Rethinking creative awards for real-world impact
Darren Morris, Lucky Hustle.

Darren Morris, CEO of Lucky Hustle, says that every year, the advertising and marketing industry turns its gaze toward awards season. But as the lights dim and the hashtags fade, one can’t help but ask if we’re celebrating the right things.

Seasoned ad man Dean Oelschig’s recent LinkedIn post about the state of industry awards struck a chord precisely because it dares to ask that uncomfortable question: have we lost the plot? Are awards still a measure of creative excellence, or have they become an echo chamber rewarding those who play the system best?
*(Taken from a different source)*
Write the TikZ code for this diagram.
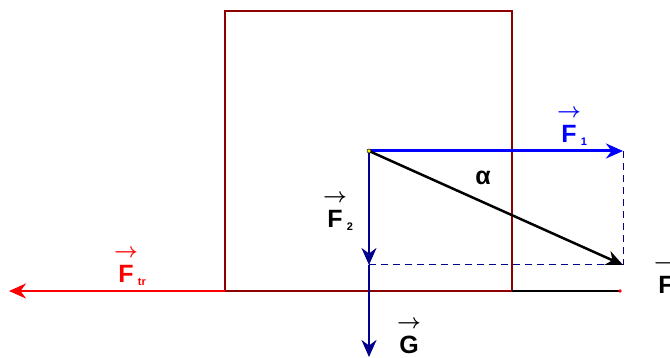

I know how much awards matter. They build careers and attract clients. But perhaps it’s time to separate recognition from relevance. If creativity’s purpose is to move people — emotionally, behaviourally or commercially — then our awards should reflect that impact, not just the craft of the case study.

Recognising Work That Matters

Awards themselves aren’t the problem. Recognition can be a powerful motivator. The issue lies in what we choose to recognise. Too often, teams design campaigns for juries that disconnect from real-world effectiveness, polished and poignant on paper yet invisible in the lives of the people they claim to influence.

True creative excellence comes from relevance, resonance, and results. Did the work help sell a product or service? We should ask this question not just in judging rooms but in our agencies and boardrooms too. We can’t claim to celebrate creativity if we’re not also measuring its impact.

But How Effective Was It, Really?

There’s also the matter of storytelling. More and more, the case study video becomes more compelling than the campaign itself. We’ve created a sub-genre of ‘award-winning narratives’ filled with cinematic music, slow-motion footage, familiar arcs, and cherry-picked stats. It’s polished theatre but often detached from the messy, measurable reality of brand impact.

We can do better. Let’s tell the stories of creativity that mattered — the ones that drove a sales uptick, uplifted communities, or redefined what brands could stand for. When we redefine how we measure success, we not only elevate the work but also restore credibility to the system that celebrates it.

Is There A Cheat Code?

Is there a cheat code for awards? It often feels that way. Each year, we see campaigns that moved culture, sparked headlines and ticked every aesthetic box walk away with trophies. While the quietly brilliant ones, the campaigns that actually shifted market share and sales, changed behaviour or delivered measurable impact, barely get a mention. Have we created a system that rewards storytelling about results more than the results themselves? In chasing ‘feel good’, are we overlooking the kind of work that truly moves the needle for clients?

Reimagining For Real Impact

At its best, recognition should lift the industry. It should inspire young creatives to push boundaries and not intimidate them into thinking awards are reserved for a privileged few. It should remind clients that creativity isn’t a gamble but a business multiplier. And it should unite agencies around purpose, not politics.

The call isn’t to dismantle awards, but to reimagine them. To shift the spotlight from those who present well-knit case studies to those who change the most. To celebrate not just the idea, but the effect of the idea.

The next frontier for our industry isn’t about who wins. It should be about what the winning work means for people, for brands, and for the world around us. Creativity thrives on impact and imagination. I think our awards should, too.